I believed this so hardly. They said the worst thing that can happen to you is forgetting about God, but God will always be there waiting for you if you lose yourself and you want to come home again. So I started to not believe that much. I thought “I cannot say God is true cause I cannot watch it, but because of this same reason I cannot deny God, so I will not believe neither deny him”. I read a very famous book then, “Conversations with God”. This book says that you’re creating your own reality together with God. It was a very empowering book, I liked it very much. It also spoke about life outside of the Earth, it said they are our old brothers and sisters. I started to believe in extraterrestrial life, in that moment. I started trying to create my own reality too, cause the book gave very interesting clues about how to make it.
At the same time, I started to be different than people around me. My mind started to think differently than them and I had to switch my thoughts: when I was with them, I thought like them. When I was alone, I explored my reality on my own.
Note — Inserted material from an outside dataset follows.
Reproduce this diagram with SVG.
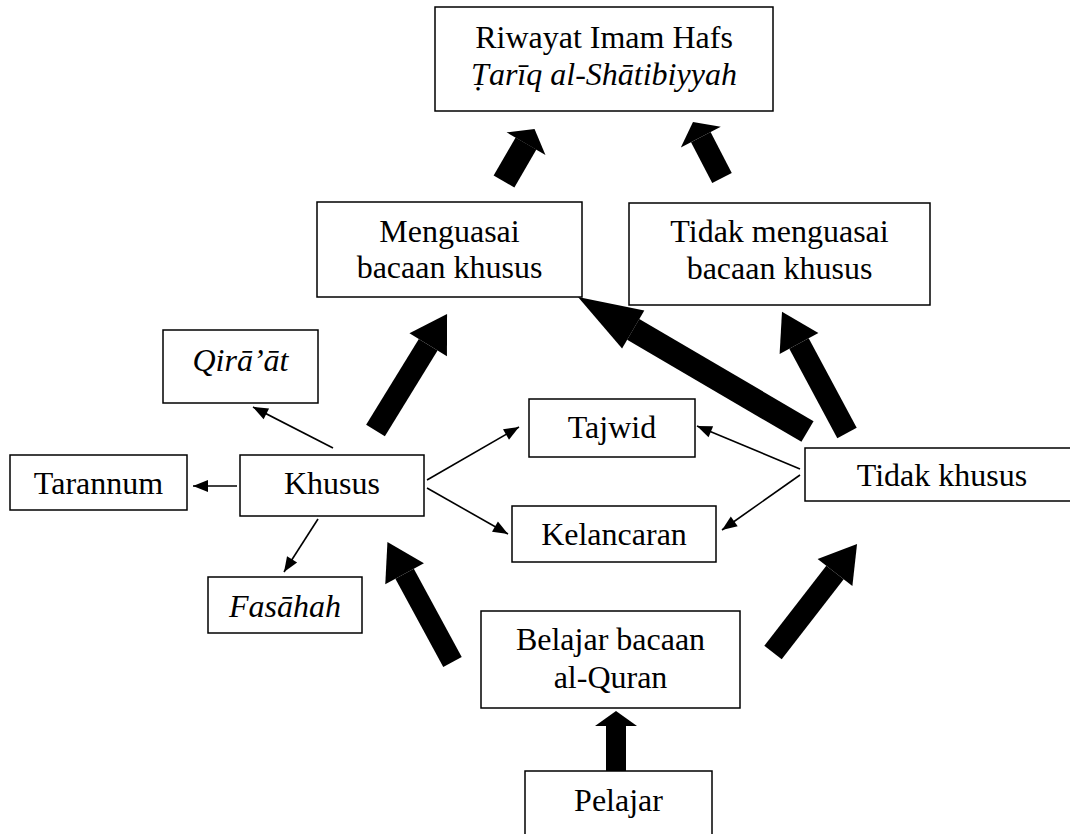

I started to search about UFOs, reading a lot of New Age information, following very important figures there, I tried to expand my mind. I reached a moment when it was the same as before: “I cannot believe this cause I cannot see it, but I cannot deny it because of the same reason”. Then, I watched strange lights in the night sky, at least three times. Maybe even more, cause I watched more strange things but I am not very secure about if they really were strange lights outside logical explanations.
Back then I already knew we are creating our reality, so I felt I was connected to them for some reason. Maybe reading a lot of UFO information prepared my mind to see them.
Then, I watched an interview to a man saying he’s talking really to ETs through the internet. I though in Spanish “ya están aquí”, which is something similar to “finally, they have already come”. I was believing very much in 2012 theories, that something spectacular will happen to Earth as people awaken and I thought this was the beginning. History happening in front of my eyes. ETs starting to talk to humanity.
Then I watched to the videos. I found the explanation to many things I couldn’t explain before, and even more. But at the same time, reality became so dark. I couldn’t believe certain things. I mean, I knew governments are thieves stealing us all, but I couldn’t deal with the idea they go beyond that. It was like the surface of reality started to split with the reality lying inside very much. At the beginning, when I was reading New Age information and that, I started to understand corporations and governments are crazy and pure liars. But now it’s like I only trust myself.
It’s like everything hides a dark intention, and you cannot act like everything is going right cause you will fall in their traps. But at the same time, you cannot act like everything is going wrong cause you will look like a very crazy person. So I just really believe in what I have in front of me, right now (if it’s not a human person with the capacity of lying). I can dream a lot, but in real facts I only trust myself watching what’s in front of me in the present moment. Everything else can be real too or fake.
I don’t believe, neither deny. I let life show me the truth as time passes by. I need to do this to survive. I don’t attach myself to any idea anymore, cause everything I believed was falling.
People were such a liars. They are lying all the time, they say one thing but they want the opposite. They always want to use you for something but they cannot tell you openly so they lie, and lie, and lie. Usually, they don’t want to use you for something good. But they want you to trust them even when you’re watching clearly they only want to abuse you. It’s so crazy. I don’t rely on anybody anymore. Only in myself. In my Self: my Soul.
I wonder how things really work outside of this. At this point, I feel there’s extraterrestrial life out there (in fact, I watched UFOs) but everything is under layers and layers of lies. Who they really are? What do they really want? What are they doing? How much do they know about us? Will we be able to meet them in the future? Do they have expectations from us? Why are they here? It seems there’s a lot of them visiting us. Some reason should have leaded them here.
I feel I am knowing less everyday. Even the certain things, which I took for granted, I don’t believe them anymore. I don’t know what’s about to happen, but I feel things are changing so fast lately. Let’s see what happens. I trust my higher Self is taking care of me. I really experienced it so many times. Maybe this is the only thing I really believe. When I feel confident, it’s like sun is shining more brightly, and I find the things I am searching for. When I hurt my finger, for example. I do nothing at all, and the wound heals alone. There must be some positive force ruling us, ruling it all. I cannot deny it cause I watch it with my eyes, so I have to believe it.